TO BE DONE - Print exactly the lines from the first one down to the line containing "methods = ['4bit-LSB', 'Baluja', 'Weng", both ends included, with no pictures and nothing else.

DATA SEGMENT -
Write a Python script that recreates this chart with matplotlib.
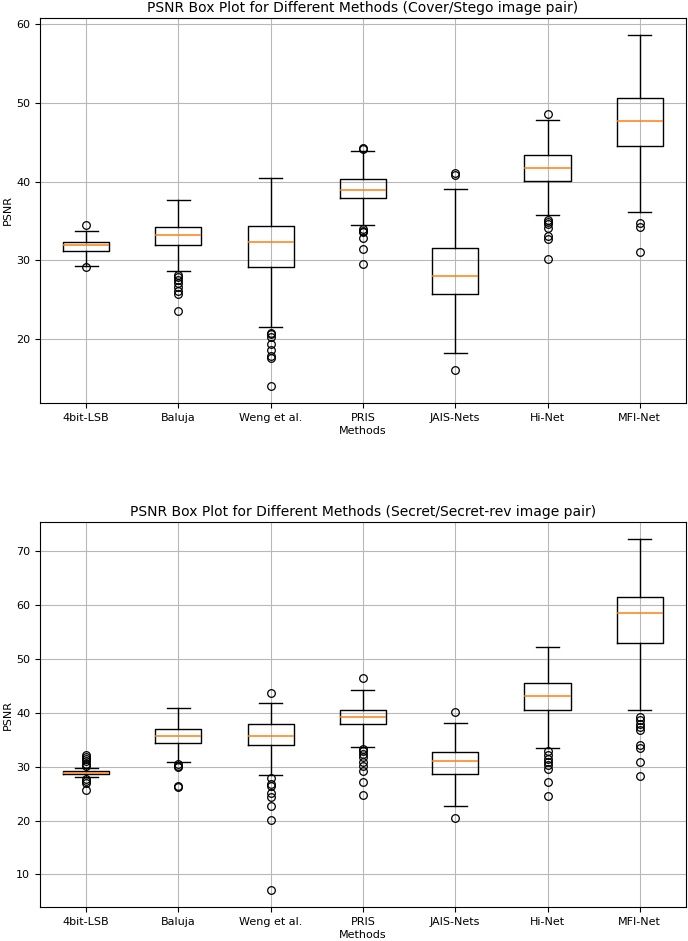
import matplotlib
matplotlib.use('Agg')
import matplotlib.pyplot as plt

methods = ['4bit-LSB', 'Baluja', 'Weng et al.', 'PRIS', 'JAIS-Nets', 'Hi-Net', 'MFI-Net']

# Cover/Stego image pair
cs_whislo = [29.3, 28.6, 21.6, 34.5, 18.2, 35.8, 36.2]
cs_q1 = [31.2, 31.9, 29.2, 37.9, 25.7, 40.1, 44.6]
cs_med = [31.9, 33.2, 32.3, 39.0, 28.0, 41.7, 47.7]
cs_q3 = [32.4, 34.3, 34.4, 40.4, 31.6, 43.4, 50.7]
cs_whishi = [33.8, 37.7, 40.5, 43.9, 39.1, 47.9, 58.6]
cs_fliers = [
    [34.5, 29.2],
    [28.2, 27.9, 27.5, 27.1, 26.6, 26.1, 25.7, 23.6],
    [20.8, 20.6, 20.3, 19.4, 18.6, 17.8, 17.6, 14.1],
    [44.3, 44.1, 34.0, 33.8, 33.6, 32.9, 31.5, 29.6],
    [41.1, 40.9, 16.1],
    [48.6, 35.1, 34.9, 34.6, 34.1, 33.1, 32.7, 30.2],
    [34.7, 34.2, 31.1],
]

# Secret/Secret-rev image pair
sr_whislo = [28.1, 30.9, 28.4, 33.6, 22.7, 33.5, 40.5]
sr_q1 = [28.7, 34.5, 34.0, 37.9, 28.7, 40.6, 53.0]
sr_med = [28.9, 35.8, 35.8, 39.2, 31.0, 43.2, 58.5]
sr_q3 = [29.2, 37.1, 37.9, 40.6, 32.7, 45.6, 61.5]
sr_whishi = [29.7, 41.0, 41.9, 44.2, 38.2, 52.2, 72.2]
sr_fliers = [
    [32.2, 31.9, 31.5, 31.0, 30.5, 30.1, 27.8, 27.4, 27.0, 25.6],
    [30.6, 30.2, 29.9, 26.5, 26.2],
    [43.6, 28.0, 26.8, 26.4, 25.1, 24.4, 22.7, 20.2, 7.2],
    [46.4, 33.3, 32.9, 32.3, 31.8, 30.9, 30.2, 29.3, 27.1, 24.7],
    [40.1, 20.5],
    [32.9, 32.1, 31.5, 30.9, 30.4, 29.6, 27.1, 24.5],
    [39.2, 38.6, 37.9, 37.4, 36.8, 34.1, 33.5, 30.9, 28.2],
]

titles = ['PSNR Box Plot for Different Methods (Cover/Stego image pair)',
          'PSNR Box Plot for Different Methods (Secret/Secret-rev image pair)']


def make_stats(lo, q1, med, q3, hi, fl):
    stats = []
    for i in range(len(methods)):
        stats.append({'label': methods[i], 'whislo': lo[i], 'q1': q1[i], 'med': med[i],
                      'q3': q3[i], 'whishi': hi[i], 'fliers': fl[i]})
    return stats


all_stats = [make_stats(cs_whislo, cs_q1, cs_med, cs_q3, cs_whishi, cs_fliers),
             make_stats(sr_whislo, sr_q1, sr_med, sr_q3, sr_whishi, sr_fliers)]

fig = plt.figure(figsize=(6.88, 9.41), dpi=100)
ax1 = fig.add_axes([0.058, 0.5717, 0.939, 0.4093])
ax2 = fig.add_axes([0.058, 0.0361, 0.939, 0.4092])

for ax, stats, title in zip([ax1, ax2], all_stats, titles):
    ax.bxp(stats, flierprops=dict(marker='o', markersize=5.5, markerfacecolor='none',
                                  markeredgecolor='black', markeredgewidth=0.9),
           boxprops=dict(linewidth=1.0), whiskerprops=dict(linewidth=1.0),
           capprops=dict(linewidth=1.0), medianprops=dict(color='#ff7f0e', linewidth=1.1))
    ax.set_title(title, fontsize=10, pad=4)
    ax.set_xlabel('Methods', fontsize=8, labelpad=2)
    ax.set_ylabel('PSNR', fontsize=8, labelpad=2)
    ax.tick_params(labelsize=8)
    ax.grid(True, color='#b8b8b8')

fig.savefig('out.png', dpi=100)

WRITTEN ANSWER -
Write a Python script that recreates this chart with matplotlib.
import matplotlib
matplotlib.use('Agg')
import matplotlib.pyplot as plt

methods = ['4bit-LSB', 'Baluja', 'Weng et al.', 'PRIS', 'JAIS-Nets', 'Hi-Net', 'MFI-Net']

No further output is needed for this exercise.